··· Data listing ···
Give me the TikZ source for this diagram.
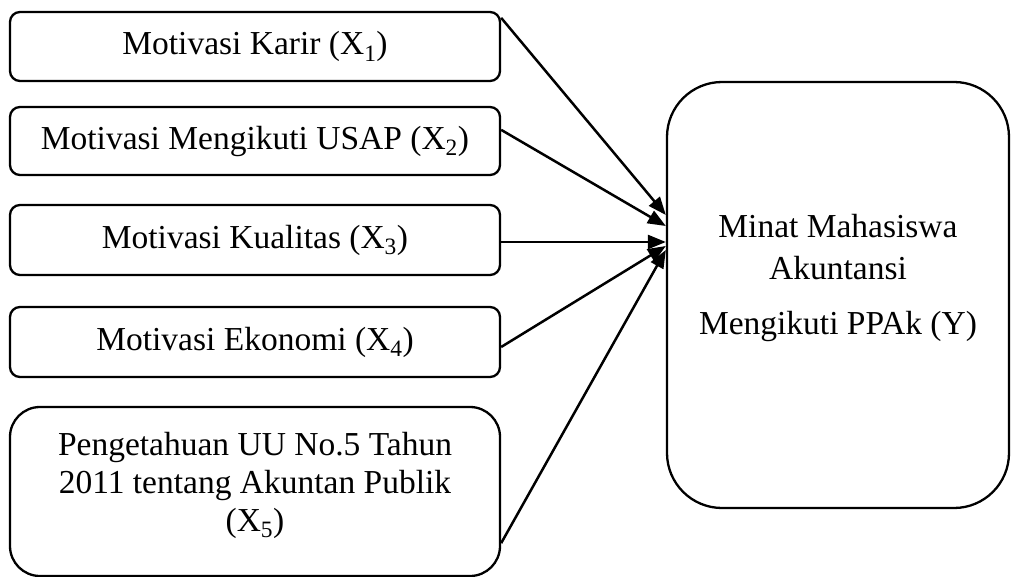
\documentclass[tikz,border=0pt]{standalone}
\usepackage{fontspec}
\setmainfont{Liberation Serif}
\usetikzlibrary{arrows.meta}
\begin{document}
\begin{tikzpicture}[x=1pt,y=1pt,
  txt/.style={font=\fontsize{33.5}{38}\selectfont, align=center},
  smallbox/.style={draw, line width=2.3pt, rounded corners=10pt, minimum width=490pt, inner sep=0pt, txt},
  bigbox/.style={draw, line width=2.3pt, rounded corners=55pt, minimum width=342pt, minimum height=426pt, inner sep=0pt},
  arr/.style={line width=2.5pt, -{Triangle[length=18pt,width=14pt]}}
]
\useasboundingbox (0,0) rectangle (1014,-577);
\node[smallbox, minimum height=69pt] (x1) at (255,-46.5) {Motivasi Karir (X\textsubscript{1})};
\node[smallbox, minimum height=68pt] (x2) at (255,-141) {Motivasi Mengikuti USAP (X\textsubscript{2})};
\node[smallbox, minimum height=70pt] (x3) at (255,-240) {Motivasi Kualitas (X\textsubscript{3})};
\node[smallbox, minimum height=70pt] (x4) at (255,-342) {Motivasi Ekonomi (X\textsubscript{4})};
\node[smallbox, rounded corners=30pt, minimum height=169pt] (x5) at (255,-491.5) {\raisebox{6pt}[\height][\depth]{\begin{tabular}{@{}c@{}}Pengetahuan UU No.5 Tahun\\2011 tentang Akuntan Publik\\(X\textsubscript{5})\end{tabular}}};
\node[bigbox] (y) at (838,-295) {};
\node[txt, font=\fontsize{33.5}{42}\selectfont] (ytext) at (838,-278) {Minat Mahasiswa\\Akuntansi\\[13pt]Mengikuti PPAk (Y)};
\draw[arr] ([yshift=-7pt]x1.north east) -- ([yshift=80pt]y.west);
\draw[arr] ([yshift=-24pt]x2.north east) -- ([yshift=69pt]y.west);
\draw[arr] ([yshift=-2pt]x3.east) -- ([yshift=53pt]y.west);
\draw[arr] ([yshift=-5pt]x4.east) -- ([yshift=49pt]y.west);
\draw[arr] ([yshift=34pt]x5.south east) -- ([yshift=45pt]y.west);
\end{tikzpicture}
\end{document}
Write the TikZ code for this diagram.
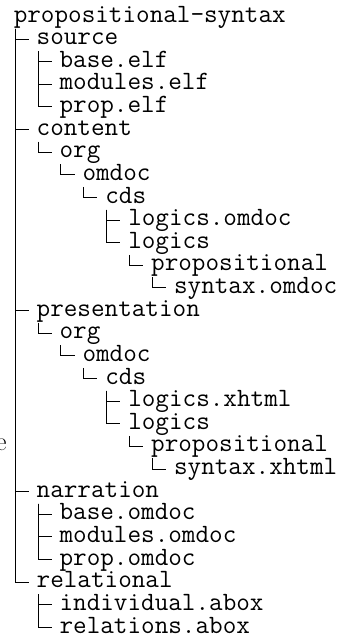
\documentclass[tikz,border=0pt]{standalone}
\begin{document}
\begin{tikzpicture}[x=1pt,y=-1pt,
  entry/.style={anchor=base west,inner sep=0pt,outer sep=0pt,
    font=\fontsize{26.4pt}{26.4pt}\selectfont\ttfamily},
  branch/.style={line width=0.8pt,black},
  stray/.style={anchor=base east,inner sep=0pt,outer sep=0pt,
    font=\fontsize{26.4pt}{26.4pt}\selectfont\rmfamily}]
\useasboundingbox (0,0) rectangle (342,643);
\def\rowy#1{22+22.63*#1}
\def\colx#1{13.8+22.9*#1}
\newcommand\entryat[4]{\node[entry] (#1) at ({\colx{#2}},{\rowy{#3}}) {#4};}
\newcommand\br[2]{\draw[branch] ([xshift=1.2pt,yshift=-6.5pt]#1.base west) |- ([xshift=-8pt,yshift=5.7pt]#2.base west);}
\entryat{r}{0}{0}{propositional-syntax}
\entryat{src}{1}{1}{source}
\entryat{srcA}{2}{2}{base.elf}
\entryat{srcB}{2}{3}{modules.elf}
\entryat{srcC}{2}{4}{prop.elf}
\entryat{con}{1}{5}{content}
\entryat{conorg}{2}{6}{org}
\entryat{conomd}{3}{7}{omdoc}
\entryat{concds}{4}{8}{cds}
\entryat{conlo}{5}{9}{logics.omdoc}
\entryat{conlg}{5}{10}{logics}
\entryat{conpr}{6}{11}{propositional}
\entryat{consy}{7}{12}{syntax.omdoc}
\entryat{pre}{1}{13}{presentation}
\entryat{preorg}{2}{14}{org}
\entryat{preomd}{3}{15}{omdoc}
\entryat{precds}{4}{16}{cds}
\entryat{prelx}{5}{17}{logics.xhtml}
\entryat{prelg}{5}{18}{logics}
\entryat{prepr}{6}{19}{propositional}
\entryat{presy}{7}{20}{syntax.xhtml}
\entryat{nar}{1}{21}{narration}
\entryat{narA}{2}{22}{base.omdoc}
\entryat{narB}{2}{23}{modules.omdoc}
\entryat{narC}{2}{24}{prop.omdoc}
\entryat{rel}{1}{25}{relational}
\entryat{relA}{2}{26}{individual.abox}
\entryat{relB}{2}{27}{relations.abox}
\node[stray] (e) at (6.5,450) {e};
\br{r}{src}\br{r}{con}\br{r}{pre}\br{r}{nar}\br{r}{rel}
\br{src}{srcA}\br{src}{srcB}\br{src}{srcC}
\br{con}{conorg}\br{conorg}{conomd}\br{conomd}{concds}
\br{concds}{conlo}\br{concds}{conlg}\br{conlg}{conpr}\br{conpr}{consy}
\br{pre}{preorg}\br{preorg}{preomd}\br{preomd}{precds}
\br{precds}{prelx}\br{precds}{prelg}\br{prelg}{prepr}\br{prepr}{presy}
\br{nar}{narA}\br{nar}{narB}\br{nar}{narC}
\br{rel}{relA}\br{rel}{relB}
\end{tikzpicture}
\end{document}
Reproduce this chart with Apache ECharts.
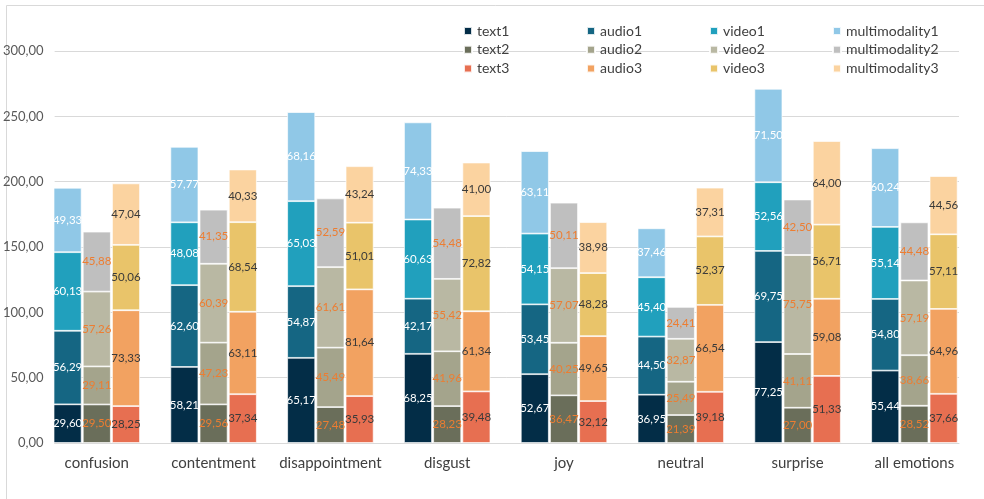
<!DOCTYPE html>
<html>
<head>
<meta charset="utf-8">
<script src="https://cdn.jsdelivr.net/npm/echarts@6/dist/echarts.min.js"></script>
<style>
  html, body { margin: 0; padding: 0; background: #fff; }
  #chart { width: 984px; height: 499px; }
</style>
</head>
<body>
<div id="chart"></div>
<script>
// Emotion categories on the x axis
const categories = ['confusion', 'contentment', 'disappointment', 'disgust', 'joy', 'neutral', 'surprise', 'all emotions'];

// Value axis ticks
const yTicks = { min: 0, max: 300, interval: 50 };

// Group 1
const text1 = [29.60, 58.21, 65.17, 68.25, 52.67, 36.95, 77.25, 55.44];
const audio1 = [56.29, 62.60, 54.87, 42.17, 53.45, 44.50, 69.75, 54.80];
const video1 = [60.13, 48.08, 65.03, 60.63, 54.15, 45.40, 52.56, 55.14];
const multimodality1 = [49.33, 57.77, 68.16, 74.33, 63.11, 37.46, 71.50, 60.24];

// Group 2
const text2 = [29.50, 29.56, 27.48, 28.23, 36.47, 21.39, 27.00, 28.52];
const audio2 = [29.11, 47.23, 45.49, 41.96, 40.25, 25.49, 41.11, 38.66];
const video2 = [57.26, 60.39, 61.61, 55.42, 57.07, 32.87, 75.75, 57.19];
const multimodality2 = [45.88, 41.35, 52.59, 54.48, 50.11, 24.41, 42.50, 44.48];

// Group 3
const text3 = [28.25, 37.34, 35.93, 39.48, 32.12, 39.18, 51.33, 37.66];
const audio3 = [73.33, 63.11, 81.64, 61.34, 49.65, 66.54, 59.08, 64.96];
const video3 = [50.06, 68.54, 51.01, 72.82, 48.28, 52.37, 56.71, 57.11];
const multimodality3 = [47.04, 40.33, 43.24, 41.00, 38.98, 37.31, 64.00, 44.56];

const FONT = 'Lato, "Open Sans", sans-serif';
const fmt = v => v.toFixed(2).replace('.', ',');

const seriesDefs = [
  { name: 'text1', data: text1, stack: 'g1', color: '#032d47', label: '#ffffff' },
  { name: 'audio1', data: audio1, stack: 'g1', color: '#156683', label: '#ffffff' },
  { name: 'video1', data: video1, stack: 'g1', color: '#21a0bd', label: '#ffffff' },
  { name: 'multimodality1', data: multimodality1, stack: 'g1', color: '#90c8e7', label: '#ffffff' },
  { name: 'text2', data: text2, stack: 'g2', color: '#6a6e5a', label: '#ed7d31' },
  { name: 'audio2', data: audio2, stack: 'g2', color: '#a4a48c', label: '#ed7d31' },
  { name: 'video2', data: video2, stack: 'g2', color: '#b9b8a3', label: '#ed7d31' },
  { name: 'multimodality2', data: multimodality2, stack: 'g2', color: '#bfbfbf', label: '#ed7d31' },
  { name: 'text3', data: text3, stack: 'g3', color: '#e76f51', label: '#3a3a3a' },
  { name: 'audio3', data: audio3, stack: 'g3', color: '#f2a261', label: '#3a3a3a' },
  { name: 'video3', data: video3, stack: 'g3', color: '#e9c46a', label: '#3a3a3a' },
  { name: 'multimodality3', data: multimodality3, stack: 'g3', color: '#fbd3a0', label: '#3a3a3a' }
];

const series = seriesDefs.map(s => ({
  name: s.name,
  type: 'bar',
  xAxisIndex: 1,
  yAxisIndex: 1,
  stack: s.stack,
  data: s.data,
  barWidth: 28,
  barGap: '4.3%',
  itemStyle: { color: s.color, borderColor: 'rgba(255,255,255,0.85)', borderWidth: 0.8 },
  label: {
    show: true,
    position: 'inside',
    color: s.label,
    fontFamily: FONT,
    fontSize: 11.5,
    formatter: p => fmt(p.value)
  },
  emphasis: { disabled: true }
}));

const legendColumns = [
  { left: 463, data: ['text1', 'text2', 'text3'] },
  { left: 586, data: ['audio1', 'audio2', 'audio3'] },
  { left: 709, data: ['video1', 'video2', 'video3'] },
  { left: 832, data: ['multimodality1', 'multimodality2', 'multimodality3'] }
];

const legends = legendColumns.map(c => ({
  orient: 'vertical',
  left: c.left,
  top: 23,
  data: c.data,
  icon: 'rect',
  itemWidth: 8,
  itemHeight: 8,
  itemGap: 2.8,
  padding: 0,
  selectedMode: false,
  textStyle: { fontFamily: FONT, fontSize: 14, color: '#404040', lineHeight: 16 }
}));

const chart = echarts.init(document.getElementById('chart'), null, { renderer: 'canvas' });
chart.setOption({
  animation: false,
  backgroundColor: '#ffffff',
  graphic: [{
    type: 'rect',
    shape: { x: 6.5, y: 5.5, width: 1000, height: 600 },
    style: { fill: 'none', stroke: '#d9d9d9', lineWidth: 1 },
    silent: true
  }],
  legend: legends,
  grid: [
    { left: 53, right: 25, top: 51, bottom: 56 },
    { left: 38.4, right: 11.2, top: 51, bottom: 56 }
  ],
  xAxis: [
    {
      gridIndex: 0, type: 'category', data: [''],
      axisLine: { show: true, lineStyle: { color: '#d9d9d9', width: 1 } },
      axisTick: { show: false }, axisLabel: { show: false }
    },
    {
      gridIndex: 1, type: 'category', data: categories,
      axisLine: { show: false }, axisTick: { show: false },
      axisLabel: { interval: 0, fontFamily: FONT, fontSize: 15, color: '#404040', margin: 13 }
    }
  ],
  yAxis: [
    {
      gridIndex: 0, type: 'value', min: yTicks.min, max: yTicks.max, interval: yTicks.interval,
      axisLine: { show: false }, axisTick: { show: false },
      axisLabel: { fontFamily: FONT, fontSize: 13, color: '#595959', margin: 11, formatter: v => fmt(v) },
      splitLine: { lineStyle: { color: '#d9d9d9', width: 1 } }
    },
    {
      gridIndex: 1, type: 'value', min: yTicks.min, max: yTicks.max, interval: yTicks.interval,
      axisLine: { show: false }, axisTick: { show: false },
      axisLabel: { show: false }, splitLine: { show: false }
    }
  ],
  series: series
});
</script>
</body>
</html>
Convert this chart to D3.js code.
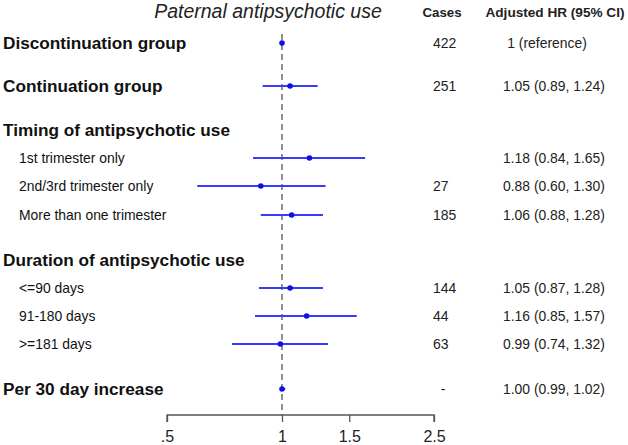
<!DOCTYPE html>
<html><head><meta charset="utf-8">
<script src="https://cdn.jsdelivr.net/npm/d3@7"></script>
<style>body{margin:0;background:#fff;} svg{display:block;font-family:"Liberation Sans",Arial,sans-serif;}</style>
</head><body><svg id="c" width="628" height="445"></svg>
<script>
const labels = ["Discontinuation group","Continuation group","Timing of antipsychotic use","1st trimester only","2nd/3rd trimester only","More than one trimester","Duration of antipsychotic use","<=90 days","91-180 days",">=181 days","Per 30 day increase"];
const isHeader = [true,true,true,false,false,false,true,false,false,false,true];
const rowPos = [43,86,130,158,186,215,260,288,316,344,389];
const hr =    [1,   1.05,null,1.18,0.88,1.06,null,1.05,1.16,0.99,1.00];
const lower = [null,0.89,null,0.84,0.60,0.88,null,0.87,0.85,0.74,0.99];
const upper = [null,1.24,null,1.65,1.30,1.28,null,1.28,1.57,1.32,1.02];
const cases = ["422","251","","","27","185","","144","44","63","-"];
const hrText = ["1 (reference)","1.05 (0.89, 1.24)","","1.18 (0.84, 1.65)","0.88 (0.60, 1.30)","1.06 (0.88, 1.28)","","1.05 (0.87, 1.28)","1.16 (0.85, 1.57)","0.99 (0.74, 1.32)","1.00 (0.99, 1.02)"];
const tickVals = [0.5,1,1.5,2.5];
const tickLabels = [".5","1","1.5","2.5"];

const svg = d3.select("#c");
const x = d3.scaleLog().domain([0.5,2.5]).range([167,434]);
const y = d3.scaleLinear().domain([0,1]).range([0,1]);
const rows = labels.map((l,i)=>({l,h:isHeader[i],yy:y(rowPos[i]),hr:hr[i],lo:lower[i],up:upper[i],c:cases[i],t:hrText[i]}));

// title and column headers
svg.append("text").attr("x",268).attr("y",18).attr("text-anchor","middle").attr("font-style","italic").attr("font-size",19.5).attr("fill","#222").text("Paternal antipsychotic use");
svg.append("text").attr("x",442).attr("y",17).attr("text-anchor","middle").attr("font-weight","bold").attr("font-size",13.3).attr("fill","#222").text("Cases");
svg.append("text").attr("x",555).attr("y",17).attr("text-anchor","middle").attr("font-weight","bold").attr("font-size",13.6).attr("fill","#222").text("Adjusted HR (95% CI)");

// reference line
svg.append("line").attr("x1",x(1)).attr("x2",x(1)).attr("y1",34).attr("y2",415).attr("stroke","#555").attr("stroke-width",1.3).attr("stroke-dasharray","6,4");

// axis
const ax = d3.axisBottom(x).tickValues(tickVals).tickFormat((d,i)=>tickLabels[i]).tickSize(7).tickSizeOuter(0);
const g = svg.append("g").attr("transform","translate(0,415)").call(ax);
g.select(".domain").attr("stroke","#555").attr("stroke-width",1.3).attr("d",`M${x(0.5)},7V0H${x(2.5)}V7`);
g.selectAll(".tick line").attr("stroke","#555").attr("stroke-width",1.3);
g.selectAll(".tick text").attr("font-size",16).attr("fill","#222").attr("dy","1.05em").attr("font-family","Liberation Sans, Arial, sans-serif");

// labels
svg.selectAll("text.lab").data(rows).join("text").attr("class","lab")
  .attr("x",d=>d.h?3:19).attr("y",d=>d.yy).attr("dy","0.36em")
  .attr("font-size",d=>d.h?17.2:13.9).attr("font-weight",d=>d.h?"bold":"normal").attr("fill","#111")
  .text(d=>d.l);

// CIs
const est = rows.filter(d=>d.hr!=null);
svg.selectAll("line.ci").data(est.filter(d=>d.lo!=null)).join("line").attr("class","ci")
  .attr("x1",d=>x(d.lo)).attr("x2",d=>x(d.up)).attr("y1",d=>d.yy).attr("y2",d=>d.yy)
  .attr("stroke","#3a3aff").attr("stroke-width",2);
svg.selectAll("circle.pt").data(est).join("circle").attr("class","pt")
  .attr("cx",d=>x(d.hr)).attr("cy",d=>d.yy).attr("r",2.8).attr("fill","#1010e0");

// cases
svg.selectAll("text.cs").data(rows.filter(d=>d.c)).join("text").attr("class","cs")
  .attr("x",d=>d.c==="-"?443:433).attr("text-anchor",d=>d.c==="-"?"middle":"start")
  .attr("y",d=>d.yy).attr("dy","0.36em").attr("font-size",14).attr("fill","#222").text(d=>d.c);
// HR text
svg.selectAll("text.hr").data(rows.filter(d=>d.t)).join("text").attr("class","hr")
  .attr("x",d=>d.t==="1 (reference)"?547:503).attr("text-anchor",d=>d.t==="1 (reference)"?"middle":"start")
  .attr("y",d=>d.yy).attr("dy","0.36em").attr("font-size",13.9).attr("fill","#222").text(d=>d.t);
</script></body></html>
···
Short exercise: From the line with "Reproduce this chart with Apache ECharts." to the line with "37.46, 71.50, 60.24];", set down those lines word for word and only those, counting both ends. Pictures stay out of the copy.

Result for this task:
Reproduce this chart with Apache ECharts.
<!DOCTYPE html>
<html>
<head>
<meta charset="utf-8">
<script src="https://cdn.jsdelivr.net/npm/echarts@6/dist/echarts.min.js"></script>
<style>
  html, body { margin: 0; padding: 0; background: #fff; }
  #chart { width: 984px; height: 499px; }
</style>
</head>
<body>
<div id="chart"></div>
<script>
// Emotion categories on the x axis
const categories = ['confusion', 'contentment', 'disappointment', 'disgust', 'joy', 'neutral', 'surprise', 'all emotions'];

// Value axis ticks
const yTicks = { min: 0, max: 300, interval: 50 };

// Group 1
const text1 = [29.60, 58.21, 65.17, 68.25, 52.67, 36.95, 77.25, 55.44];
const audio1 = [56.29, 62.60, 54.87, 42.17, 53.45, 44.50, 69.75, 54.80];
const video1 = [60.13, 48.08, 65.03, 60.63, 54.15, 45.40, 52.56, 55.14];
const multimodality1 = [49.33, 57.77, 68.16, 74.33, 63.11, 37.46, 71.50, 60.24];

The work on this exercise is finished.